Oh gee whiz... I have a ten-line program trying to check whether certain documentation URLs are good, and I keep getting "403 Forbidden" results from cloudflare ... even when curl -I
works fine with what appears to be the same URL. I'm flip-flopping between trying percent-encoded URLs and non-percent-encoded URLs, and they both seem to work fine with curl -I
, and they both seem to moderately reliably (ugh) return 403 forbidden from Racket. My guess is that there's a header I need to be providing.
Hmm... looking at the output of curl -v -I
, it looks to me like curl is issuing an HTTP/2 request, rather than an HTTP/1.1 request. I hope that's not the problem? Oog... Maybe this is more of a discord question, but I'm going to post my source code anyhow. Apologies in advance, for in-flow code.
#lang racket
(require net/url)
(provide url-str-response)
;; ensure links are live
;; responses:
;; - 'okay
;; - 'not-found
;; - 'forbidden
;; - 'bad-request
;; returns 'okay or 'not-found or signals an error?
(define (url-str-response url-str)
(define get-port
(get-impure-port (string->url url-str)))
(define first-line (regexp-match #px"^([^\r]+)\r\n" get-port))
(define response-line
(match first-line
[(list _ first-line)
first-line]
[other
(error 'response-line "no response line... more info here")]))
(match response-line
[(regexp #px#"^HTTP/1.[[:digit:]] ([[:digit:]]{3}) " (list _ code))
(match code
;; I bet this list appears somewhere else, sigh...
[#"200" 'okay]
[#"400" 'bad-request]
[#"403" 'forbidden]
[#"404" 'not-found]
[other (error 'uhoh "unexpected response: ~e" response-line)])]))
(url-str-response
#;"https://docs.racket-lang.org/reference/treelist.html#%28def._%28%28lib._racket%2Ftreelist..rkt%29._treelist-filter%29%29"
"https://docs.racket-lang.org/reference/treelist.html#(def._((lib._racket/treelist..rkt)._treelist-filter))")
oog.. well, it's not http/2 that's the problem.
Yikes! Okay, I ... learned something? But I'm still a bit confused? It appears that the "fragment" portion of the URL "is not sent to the server when the URI is requested"[1]. When I use url->string I can see that the fragment is definitely getting fenced off into it's own section, but then... the request fails. It looks like our get-impure-port and friends are somehow trying to stuff the fragment into the server request, but it seems that ... you're not supposed to do this?
For now, then, it looks like the right way to go here is to manually remove the fragment portion from the URL before sending it, which I really hope isn't the "right thing" here.
(cf URI fragment - URIs | MDN )
Quick followup, using netcat on localhost I can see that the fragment is getting put into the request to the server. For instance, if I start listening on localhost with nc -l 9303
and then run this program:
#lang racket
(require net/url)
(get-impure-port (string->url "http://localhost:9303/index.html#zzzz"))
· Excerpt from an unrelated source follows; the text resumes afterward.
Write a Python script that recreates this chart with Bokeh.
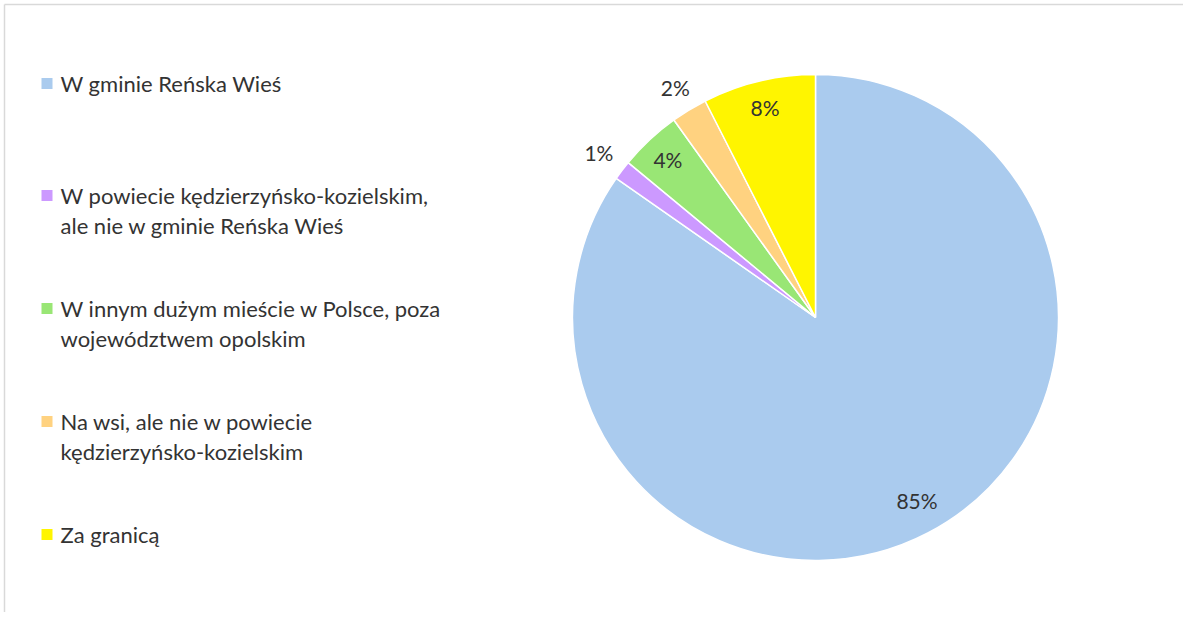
import numpy as np
from bokeh.plotting import figure
from bokeh.models import Range1d, ColumnDataSource
from bokeh.core.properties import value
from bokeh.embed import file_html
from bokeh.resources import INLINE

categories = [
    "W gminie Reńska Wieś",
    "W powiecie kędzierzyńsko-kozielskim,\nale nie w gminie Reńska Wieś",
    "W innym dużym mieście w Polsce, poza\nwojewództwem opolskim",
    "Na wsi, ale nie w powiecie\nkędzierzyńsko-kozielskim",
    "Za granicą",
]
shares = [84.7, 1.3, 4.1, 2.4, 7.5]
labels = ["85%", "1%", "4%", "2%", "8%"]
colors = ["#AACBEE", "#CC99FF", "#99E675", "#FFD280", "#FFF500"]

W, H = 1183, 612
FONT = "Lato"
TEXT_COLOR = "#333333"

p = figure(width=W, height=H, output_backend="svg", toolbar_location=None,
           x_range=Range1d(0, W), y_range=Range1d(0, H), min_border=0)
p.axis.visible = False
p.grid.visible = False
p.outline_line_color = None
p.background_fill_color = "white"
p.border_fill_color = "white"

def sy(screen_y):
    return H - screen_y

def sx(screen_x):
    return screen_x

# frame lines (left and top) of the chart area
p.segment(x0=[sx(4), sx(4)], y0=[0, sy(4)], x1=[sx(4), W], y1=[sy(4), sy(4)],
          line_color="#D9D9D9", line_width=1.5)

# pie
cx, cy, R = sx(815), sy(317), 243
frac = np.array(shares) / sum(shares)
cum = np.concatenate([[0], np.cumsum(frac)])
start = np.pi / 2 - 2 * np.pi * cum[1:]
end = np.pi / 2 - 2 * np.pi * cum[:-1]
src = ColumnDataSource(dict(start=start, end=end, color=colors))
p.wedge(x=cx, y=cy, radius=R, start_angle="start", end_angle="end",
        fill_color="color", line_color="white", line_width=1.5, source=src)

# data labels
mid = (cum[1:] + cum[:-1]) / 2
ang = np.pi / 2 - 2 * np.pi * mid
rfac = [0.85, 1.12, 0.89, 1.11, 0.89]
lx = [cx + R * f * np.cos(a) for f, a in zip(rfac, ang)]
ly = [cy + R * f * np.sin(a) for f, a in zip(rfac, ang)]
lx[0] += 6
p.text(x=lx, y=ly, text=labels, text_align="center", text_baseline="middle",
       text_font=value(FONT), text_font_size="21px", text_color=TEXT_COLOR)

# legend
entry_top = [83, 195, 308, 421, 534]
sq = 11
p.rect(x=[sx(46.5)] * 5, y=[sy(t) for t in entry_top], width=sq, height=sq,
       fill_color=colors, line_color=None)
for t, cat in zip(entry_top, categories):
    lines = cat.split("\n")
    p.text(x=[sx(60)] * len(lines), y=[sy(t + 30 * i) for i in range(len(lines))],
           text=lines, text_align="left", text_baseline="middle",
           text_font=value(FONT), text_font_size="22px", text_color=TEXT_COLOR)

open("out.html", "w").write(file_html(p, INLINE))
I see this text in the terminal:
GET /index.html#zzzz HTTP/1.1
Host: localhost:9303
User-Agent: Racket/8.15.900 (net/http-client)
Content-Length: 0
... so the fragment is definitely getting embedded in the file request.
Is this not a bug in get-impure-port
? My understanding—very limited!—is that the fragment should never wind up in the request line like this.
Dev tools on Safari confirms for me that when I visit a URL with a fragment, Safari sends the request without the fragment and then post-processes. Same with the netcat trick (and sending the request from my browser).
To my surprise, RFC 3986 § 3.5 indeed says:
Fragment identifiers have a special role in information retrieval systems as the primary form of client-side indirect referencing, allowing an author to specifically identify aspects of an existing resource that are only indirectly provided by the resource owner. As such, the fragment identifier is not used in the scheme-specific processing of a URI; instead, the fragment identifier is separated from the rest of the URI prior to a dereference, and thus the identifying information within the fragment itself is dereferenced solely by the user agent, regardless of the URI scheme. Although this separate handling is often perceived to be a loss of information, particularly for accurate redirection of references as resources move over time, it also serves to prevent information providers from denying reference authors the right to refer to information within a resource selectively. Indirect referencing also provides additional flexibility and extensibility to systems that use URIs, as new media types are easier to define and deploy than new schemes of identification.
I'd want to do more digging to be sure, especially checking if older documents differed and if other implementations (especially non-browser implementations, since browsers follow the WHATWG URL spec), but it tentatively does sound like a bug in the Racket HTTP client.